• Directions
Exactly reproduce all the records, keeping pictures out of the copy.

[Begin Data rows]

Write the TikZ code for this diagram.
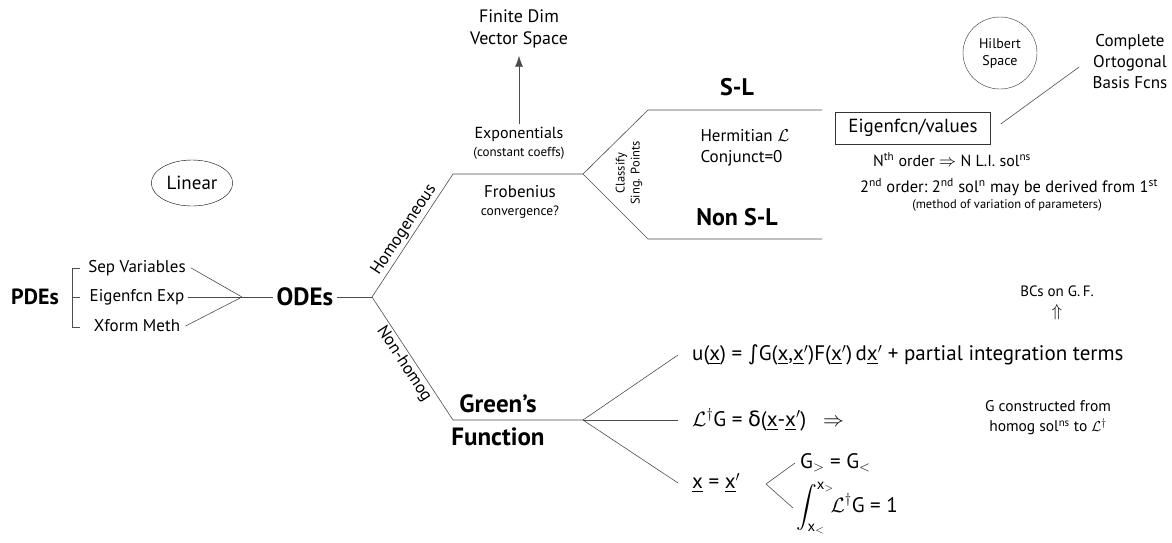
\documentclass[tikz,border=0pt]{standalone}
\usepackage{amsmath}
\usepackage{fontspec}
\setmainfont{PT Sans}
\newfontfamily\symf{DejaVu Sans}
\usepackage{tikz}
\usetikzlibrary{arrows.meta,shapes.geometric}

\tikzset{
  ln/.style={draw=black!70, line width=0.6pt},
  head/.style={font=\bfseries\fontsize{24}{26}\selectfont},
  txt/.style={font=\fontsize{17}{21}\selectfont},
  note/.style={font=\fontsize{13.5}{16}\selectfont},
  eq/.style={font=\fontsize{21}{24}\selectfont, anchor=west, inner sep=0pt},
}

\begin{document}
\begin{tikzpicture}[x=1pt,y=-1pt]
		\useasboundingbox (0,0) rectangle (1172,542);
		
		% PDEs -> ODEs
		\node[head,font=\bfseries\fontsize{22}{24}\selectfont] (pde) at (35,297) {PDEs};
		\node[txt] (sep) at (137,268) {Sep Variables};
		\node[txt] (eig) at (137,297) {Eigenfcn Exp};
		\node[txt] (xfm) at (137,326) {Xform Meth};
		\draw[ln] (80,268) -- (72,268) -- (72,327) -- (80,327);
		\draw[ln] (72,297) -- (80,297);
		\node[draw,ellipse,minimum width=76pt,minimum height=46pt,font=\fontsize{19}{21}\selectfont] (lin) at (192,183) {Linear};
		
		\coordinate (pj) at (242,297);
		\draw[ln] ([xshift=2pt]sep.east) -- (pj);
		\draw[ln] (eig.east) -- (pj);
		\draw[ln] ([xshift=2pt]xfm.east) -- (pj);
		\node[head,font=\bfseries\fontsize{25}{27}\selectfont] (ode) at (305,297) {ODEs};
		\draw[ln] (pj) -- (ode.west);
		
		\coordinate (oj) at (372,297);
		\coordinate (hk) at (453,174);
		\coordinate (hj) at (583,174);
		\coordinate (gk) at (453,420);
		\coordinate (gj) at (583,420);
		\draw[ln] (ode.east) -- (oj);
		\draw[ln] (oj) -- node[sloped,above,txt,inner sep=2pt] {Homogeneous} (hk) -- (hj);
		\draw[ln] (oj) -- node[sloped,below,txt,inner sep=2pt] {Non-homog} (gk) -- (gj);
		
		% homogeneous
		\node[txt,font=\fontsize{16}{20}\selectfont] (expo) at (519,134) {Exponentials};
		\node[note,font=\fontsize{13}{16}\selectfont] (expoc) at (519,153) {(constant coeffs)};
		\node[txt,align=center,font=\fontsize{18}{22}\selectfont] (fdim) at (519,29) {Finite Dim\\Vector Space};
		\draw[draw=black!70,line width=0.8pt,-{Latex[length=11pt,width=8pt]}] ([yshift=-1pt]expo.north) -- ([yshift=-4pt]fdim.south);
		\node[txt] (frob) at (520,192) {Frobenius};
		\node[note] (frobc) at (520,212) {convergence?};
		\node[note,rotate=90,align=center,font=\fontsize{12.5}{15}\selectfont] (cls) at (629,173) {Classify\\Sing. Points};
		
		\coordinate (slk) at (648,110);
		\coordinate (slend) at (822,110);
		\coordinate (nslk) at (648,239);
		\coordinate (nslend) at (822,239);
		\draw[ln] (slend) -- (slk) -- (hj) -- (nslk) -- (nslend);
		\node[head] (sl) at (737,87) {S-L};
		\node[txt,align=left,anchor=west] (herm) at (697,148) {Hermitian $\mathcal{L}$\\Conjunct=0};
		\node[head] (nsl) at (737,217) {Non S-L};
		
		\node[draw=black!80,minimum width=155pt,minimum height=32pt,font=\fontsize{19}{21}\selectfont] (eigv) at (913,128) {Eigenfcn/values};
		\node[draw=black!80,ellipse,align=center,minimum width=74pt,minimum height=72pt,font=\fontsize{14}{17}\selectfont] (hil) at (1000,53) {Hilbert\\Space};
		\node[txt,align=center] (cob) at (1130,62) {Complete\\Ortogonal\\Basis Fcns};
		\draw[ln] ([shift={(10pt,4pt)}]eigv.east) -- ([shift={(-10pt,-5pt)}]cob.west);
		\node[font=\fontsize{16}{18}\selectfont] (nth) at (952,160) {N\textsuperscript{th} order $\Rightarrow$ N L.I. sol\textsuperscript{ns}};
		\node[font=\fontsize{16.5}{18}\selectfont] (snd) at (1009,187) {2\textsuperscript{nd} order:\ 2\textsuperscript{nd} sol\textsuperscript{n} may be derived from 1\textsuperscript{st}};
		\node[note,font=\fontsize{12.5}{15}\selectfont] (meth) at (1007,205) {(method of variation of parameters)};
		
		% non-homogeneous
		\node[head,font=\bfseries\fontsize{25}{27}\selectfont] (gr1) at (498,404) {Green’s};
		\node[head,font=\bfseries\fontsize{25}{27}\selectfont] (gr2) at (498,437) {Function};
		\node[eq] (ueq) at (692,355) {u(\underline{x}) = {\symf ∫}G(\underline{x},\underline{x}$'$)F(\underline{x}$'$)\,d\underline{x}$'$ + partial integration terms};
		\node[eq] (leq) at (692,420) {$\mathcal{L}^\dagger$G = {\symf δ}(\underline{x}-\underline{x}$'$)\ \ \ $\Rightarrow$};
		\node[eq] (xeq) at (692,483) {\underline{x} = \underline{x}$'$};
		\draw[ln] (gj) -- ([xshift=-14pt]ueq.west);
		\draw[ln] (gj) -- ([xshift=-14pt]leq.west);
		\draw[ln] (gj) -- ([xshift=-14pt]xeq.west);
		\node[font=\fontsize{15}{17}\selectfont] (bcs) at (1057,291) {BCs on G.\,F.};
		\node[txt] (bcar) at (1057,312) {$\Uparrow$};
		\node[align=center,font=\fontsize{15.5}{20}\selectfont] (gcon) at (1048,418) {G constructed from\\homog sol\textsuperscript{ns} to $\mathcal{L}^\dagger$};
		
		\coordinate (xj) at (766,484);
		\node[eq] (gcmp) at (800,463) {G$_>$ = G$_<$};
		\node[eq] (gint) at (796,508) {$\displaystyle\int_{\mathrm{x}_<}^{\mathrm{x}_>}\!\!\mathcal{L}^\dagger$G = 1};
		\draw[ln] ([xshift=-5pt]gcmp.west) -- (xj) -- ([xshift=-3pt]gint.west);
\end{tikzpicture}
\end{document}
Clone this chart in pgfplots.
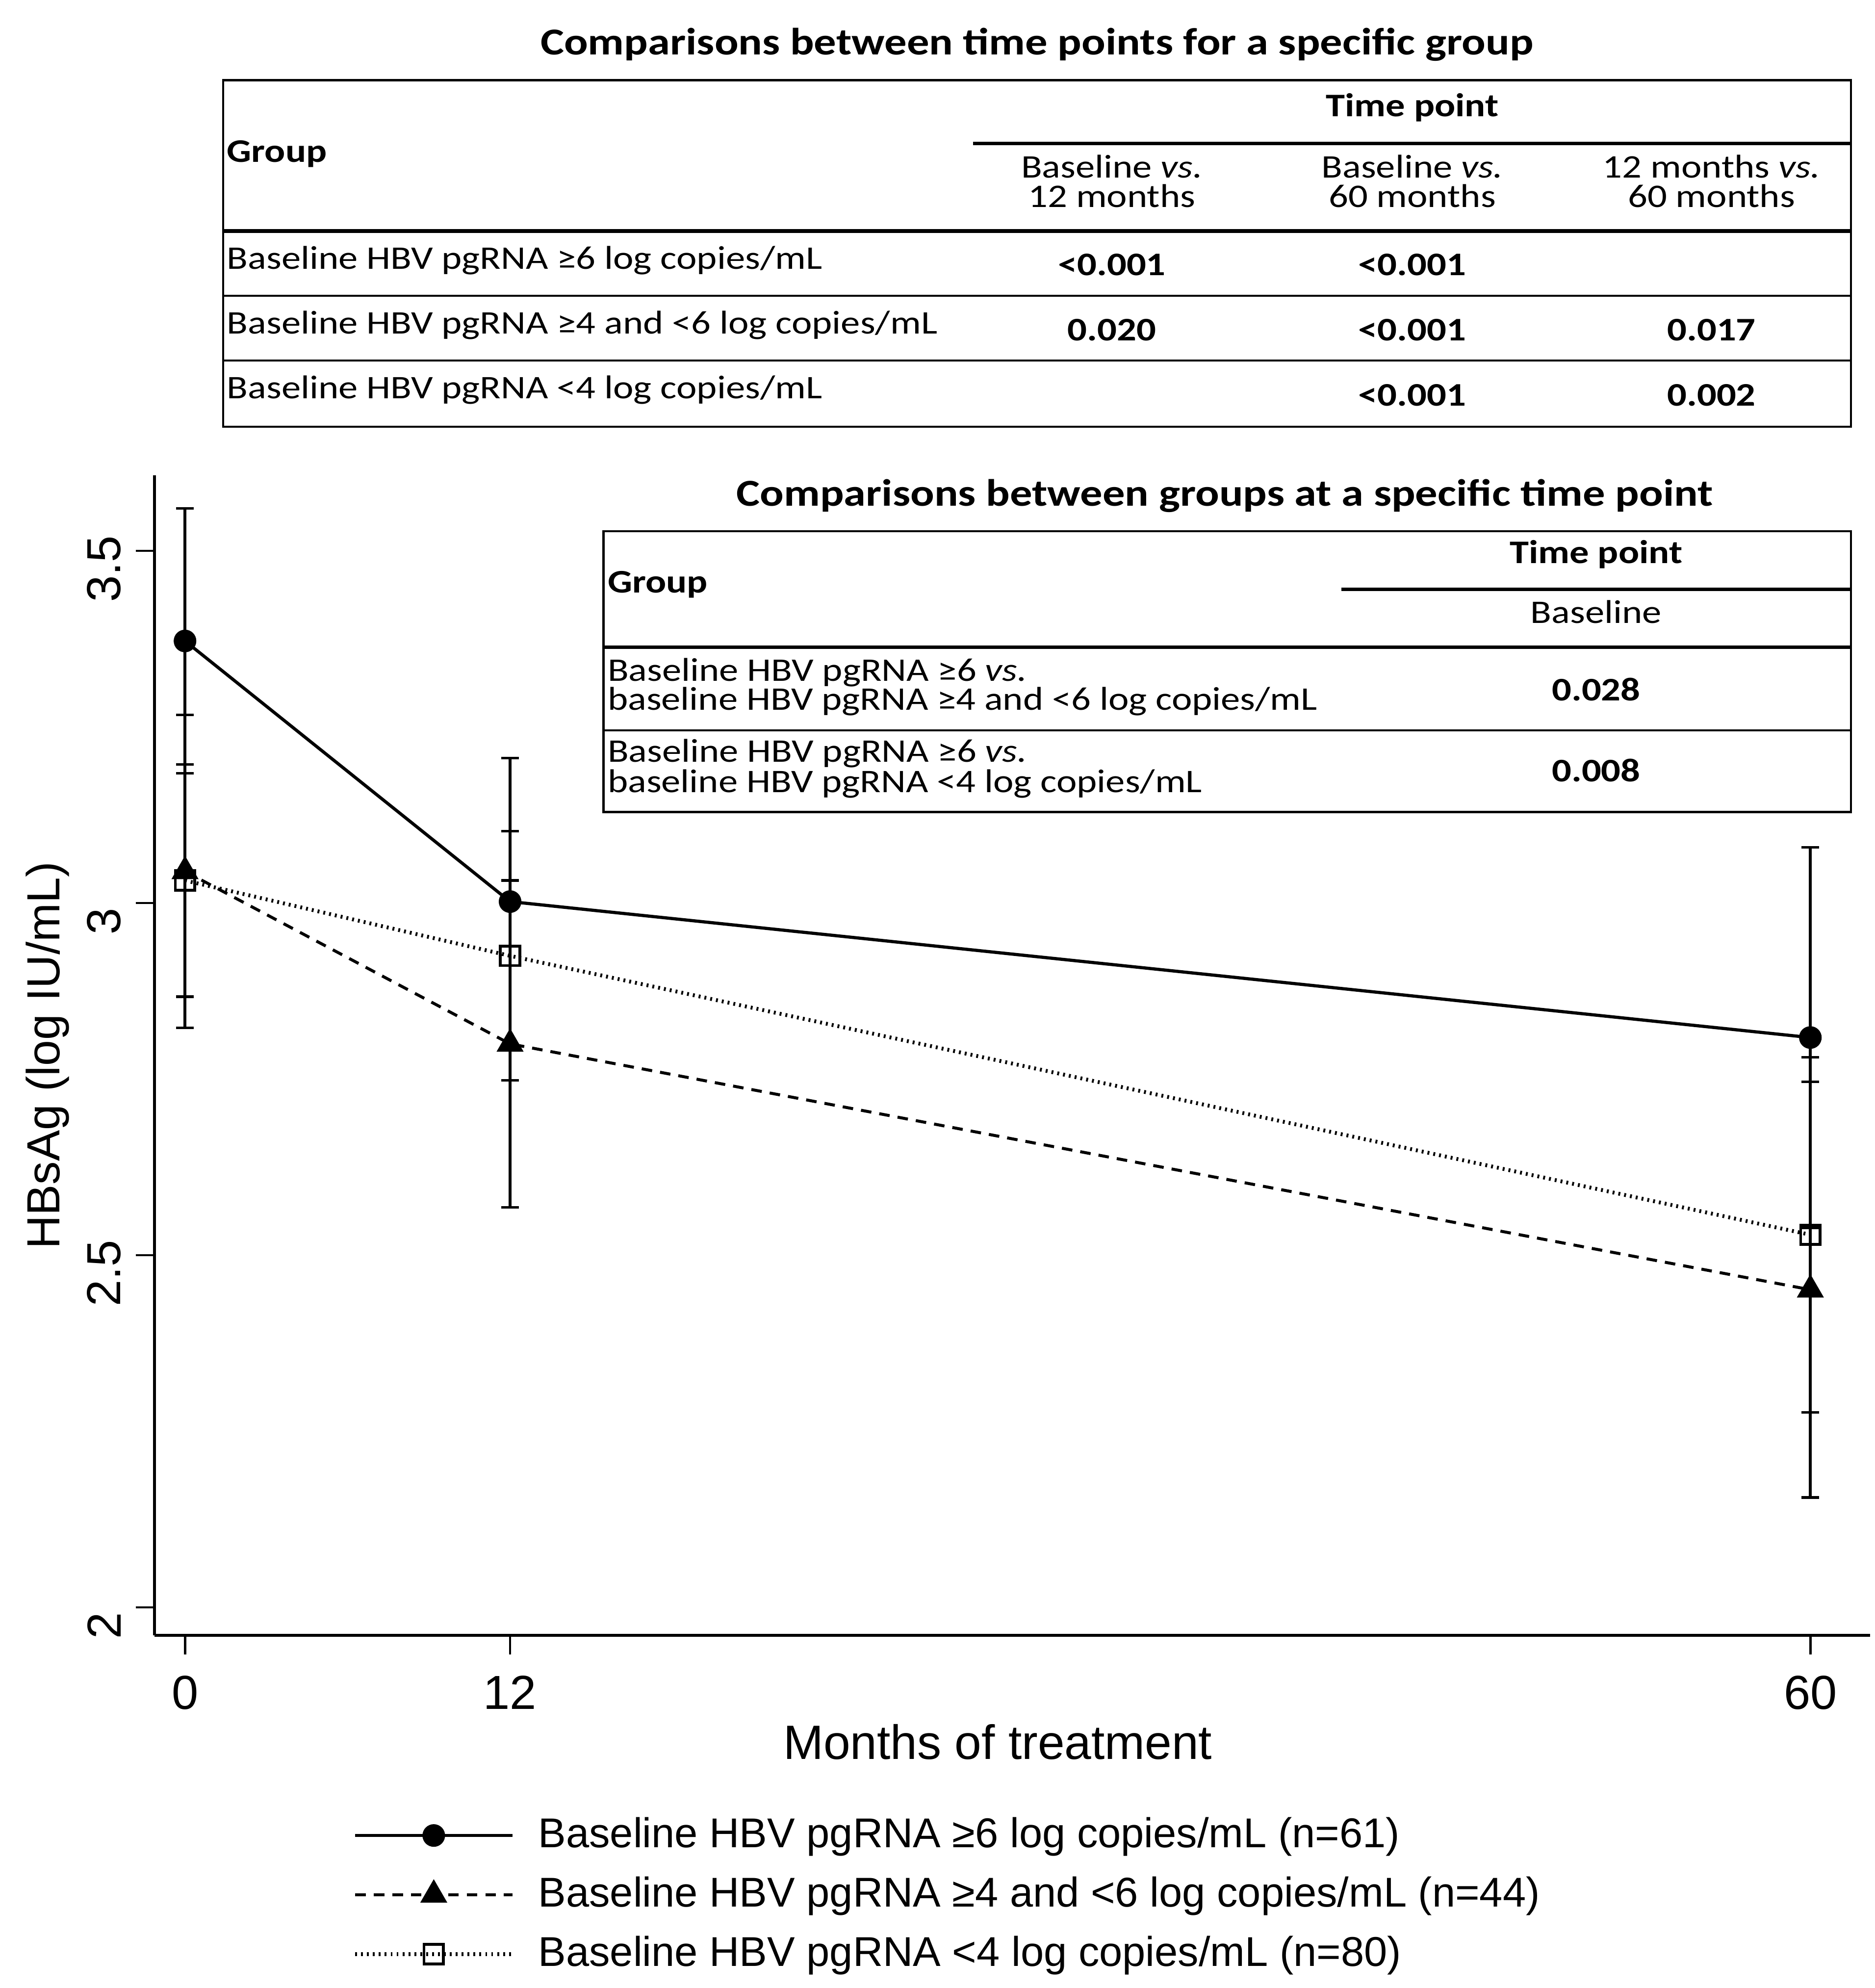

[End Data rows]

• Response
Write the TikZ code for this diagram.
\documentclass[tikz,border=0pt]{standalone}
\usepackage{amsmath}
\usepackage{fontspec}
\setmainfont{PT Sans}
\newfontfamily\symf{DejaVu Sans}
\usepackage{tikz}
\usetikzlibrary{arrows.meta,shapes.geometric}

\tikzset{
  ln/.style={draw=black!70, line width=0.6pt},
  head/.style={font=\bfseries\fontsize{24}{26}\selectfont},
  txt/.style={font=\fontsize{17}{21}\selectfont},
  note/.style={font=\fontsize{13.5}{16}\selectfont},
  eq/.style={font=\fontsize{21}{24}\selectfont, anchor=west, inner sep=0pt},
}

\begin{document}
\begin{tikzpicture}[x=1pt,y=-1pt]
		\useasboundingbox (0,0) rectangle (1172,542);
		
		% PDEs -> ODEs
		\node[head,font=\bfseries\fontsize{22}{24}\selectfont] (pde) at (35,297) {PDEs};
		\node[txt] (sep) at (137,268) {Sep Variables};
		\node[txt] (eig) at (137,297) {Eigenfcn Exp};
		\node[txt] (xfm) at (137,326) {Xform Meth};
		\draw[ln] (80,268) -- (72,268) -- (72,327) -- (80,327);
		\draw[ln] (72,297) -- (80,297);
		\node[draw,ellipse,minimum width=76pt,minimum height=46pt,font=\fontsize{19}{21}\selectfont] (lin) at (192,183) {Linear};
		
		\coordinate (pj) at (242,297);
		\draw[ln] ([xshift=2pt]sep.east) -- (pj);
		\draw[ln] (eig.east) -- (pj);
		\draw[ln] ([xshift=2pt]xfm.east) -- (pj);
		\node[head,font=\bfseries\fontsize{25}{27}\selectfont] (ode) at (305,297) {ODEs};
		\draw[ln] (pj) -- (ode.west);
		
		\coordinate (oj) at (372,297);
		\coordinate (hk) at (453,174);
		\coordinate (hj) at (583,174);
		\coordinate (gk) at (453,420);
		\coordinate (gj) at (583,420);
		\draw[ln] (ode.east) -- (oj);
		\draw[ln] (oj) -- node[sloped,above,txt,inner sep=2pt] {Homogeneous} (hk) -- (hj);
		\draw[ln] (oj) -- node[sloped,below,txt,inner sep=2pt] {Non-homog} (gk) -- (gj);
		
		% homogeneous
		\node[txt,font=\fontsize{16}{20}\selectfont] (expo) at (519,134) {Exponentials};
		\node[note,font=\fontsize{13}{16}\selectfont] (expoc) at (519,153) {(constant coeffs)};
		\node[txt,align=center,font=\fontsize{18}{22}\selectfont] (fdim) at (519,29) {Finite Dim\\Vector Space};
		\draw[draw=black!70,line width=0.8pt,-{Latex[length=11pt,width=8pt]}] ([yshift=-1pt]expo.north) -- ([yshift=-4pt]fdim.south);
		\node[txt] (frob) at (520,192) {Frobenius};
		\node[note] (frobc) at (520,212) {convergence?};
		\node[note,rotate=90,align=center,font=\fontsize{12.5}{15}\selectfont] (cls) at (629,173) {Classify\\Sing. Points};
		
		\coordinate (slk) at (648,110);
		\coordinate (slend) at (822,110);
		\coordinate (nslk) at (648,239);
		\coordinate (nslend) at (822,239);
		\draw[ln] (slend) -- (slk) -- (hj) -- (nslk) -- (nslend);
		\node[head] (sl) at (737,87) {S-L};
		\node[txt,align=left,anchor=west] (herm) at (697,148) {Hermitian $\mathcal{L}$\\Conjunct=0};
		\node[head] (nsl) at (737,217) {Non S-L};
		
		\node[draw=black!80,minimum width=155pt,minimum height=32pt,font=\fontsize{19}{21}\selectfont] (eigv) at (913,128) {Eigenfcn/values};
		\node[draw=black!80,ellipse,align=center,minimum width=74pt,minimum height=72pt,font=\fontsize{14}{17}\selectfont] (hil) at (1000,53) {Hilbert\\Space};
		\node[txt,align=center] (cob) at (1130,62) {Complete\\Ortogonal\\Basis Fcns};
		\draw[ln] ([shift={(10pt,4pt)}]eigv.east) -- ([shift={(-10pt,-5pt)}]cob.west);
		\node[font=\fontsize{16}{18}\selectfont] (nth) at (952,160) {N\textsuperscript{th} order $\Rightarrow$ N L.I. sol\textsuperscript{ns}};
		\node[font=\fontsize{16.5}{18}\selectfont] (snd) at (1009,187) {2\textsuperscript{nd} order:\ 2\textsuperscript{nd} sol\textsuperscript{n} may be derived from 1\textsuperscript{st}};
		\node[note,font=\fontsize{12.5}{15}\selectfont] (meth) at (1007,205) {(method of variation of parameters)};
		
		% non-homogeneous
		\node[head,font=\bfseries\fontsize{25}{27}\selectfont] (gr1) at (498,404) {Green’s};
		\node[head,font=\bfseries\fontsize{25}{27}\selectfont] (gr2) at (498,437) {Function};
		\node[eq] (ueq) at (692,355) {u(\underline{x}) = {\symf ∫}G(\underline{x},\underline{x}$'$)F(\underline{x}$'$)\,d\underline{x}$'$ + partial integration terms};
		\node[eq] (leq) at (692,420) {$\mathcal{L}^\dagger$G = {\symf δ}(\underline{x}-\underline{x}$'$)\ \ \ $\Rightarrow$};
		\node[eq] (xeq) at (692,483) {\underline{x} = \underline{x}$'$};
		\draw[ln] (gj) -- ([xshift=-14pt]ueq.west);
		\draw[ln] (gj) -- ([xshift=-14pt]leq.west);
		\draw[ln] (gj) -- ([xshift=-14pt]xeq.west);
		\node[font=\fontsize{15}{17}\selectfont] (bcs) at (1057,291) {BCs on G.\,F.};
		\node[txt] (bcar) at (1057,312) {$\Uparrow$};
		\node[align=center,font=\fontsize{15.5}{20}\selectfont] (gcon) at (1048,418) {G constructed from\\homog sol\textsuperscript{ns} to $\mathcal{L}^\dagger$};
		
		\coordinate (xj) at (766,484);
		\node[eq] (gcmp) at (800,463) {G$_>$ = G$_<$};
		\node[eq] (gint) at (796,508) {$\displaystyle\int_{\mathrm{x}_<}^{\mathrm{x}_>}\!\!\mathcal{L}^\dagger$G = 1};
		\draw[ln] ([xshift=-5pt]gcmp.west) -- (xj) -- ([xshift=-3pt]gint.west);
\end{tikzpicture}
\end{document}
Clone this chart in pgfplots.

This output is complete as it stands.